The diplomatic feud between Rwanda and Uganda had stopped most cross-border business transactions and movements between the two countries, a situation that has since negatively impacted the daily lives of people in both countries. But Rwandan authorities in a letter Dated 07th, June made it clear that they will open Katuna (Gatuna) border post to heavy trucks starting today 10th June until 22nd  June, 2019. The border post was abruptly closed on February 28, 2019  leading to tension and souring relations between Uganda and Rwanda. The re-opening of the border, however temporal, could lead to softening the tension. The letter from Rwanda Revenue Authority reads thus;

“The management of Rwanda Revenue Authority is pleased to inform the general public that heavy trucks are allowed to provisionally cross Gatuna OSBP between 10th and 22nd June in order to facilitate these trial activities as requested by RTDA…” The letter was signed by Pascal Bizimana Ruganintwali, the commissioner General of Rwanda Revenue Authority. Rwanda and Uganda are close neighbours, both economically and culturally. Uganda has often hosted large numbers of Rwandan refugees and is still home to around one million Rwandan descendants who are constitutionally recognised as one of Uganda’s indigenous peoples. Several of Rwanda’s ruling elites today, including President Paul Kagame, previously lived in Uganda, while the now ruling Rwandan Patriotic Front’s (RPF) campaign to take power in 1994 was launched – and received significant financial and material support from Uganda.

Rwanda letter

Since 1998 when their armies clashed in the DRC, however, Uganda and Rwanda have had a love-hate relationship with several ups and downs. Today’s relations represent a notable low in this long history, though a full-blown conflict remains implausible.
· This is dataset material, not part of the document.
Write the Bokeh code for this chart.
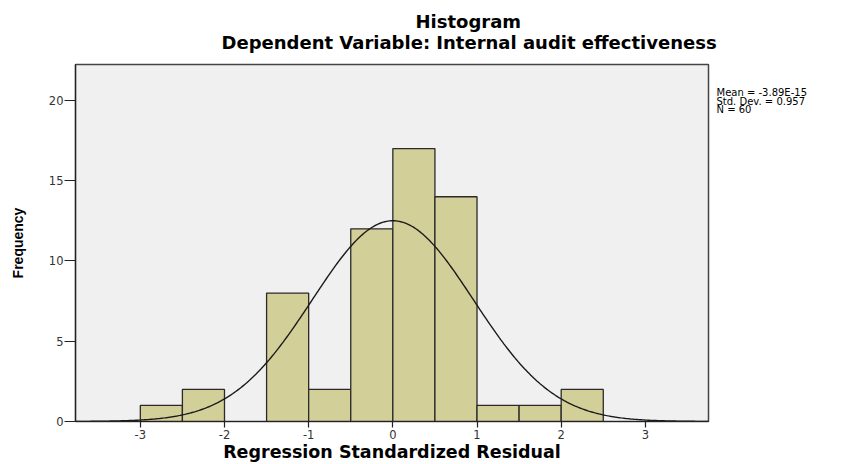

It is possible, however, that the tit-for-tat could create security problems for a region already fractured by periodic episodes of civil conflicts and socioeconomic collapse. The breakdown of ties also threatens to jeopardise progress on regional cooperation and integration. Both countries are members of the common market and single customs territory framework under the East African Community (EAC).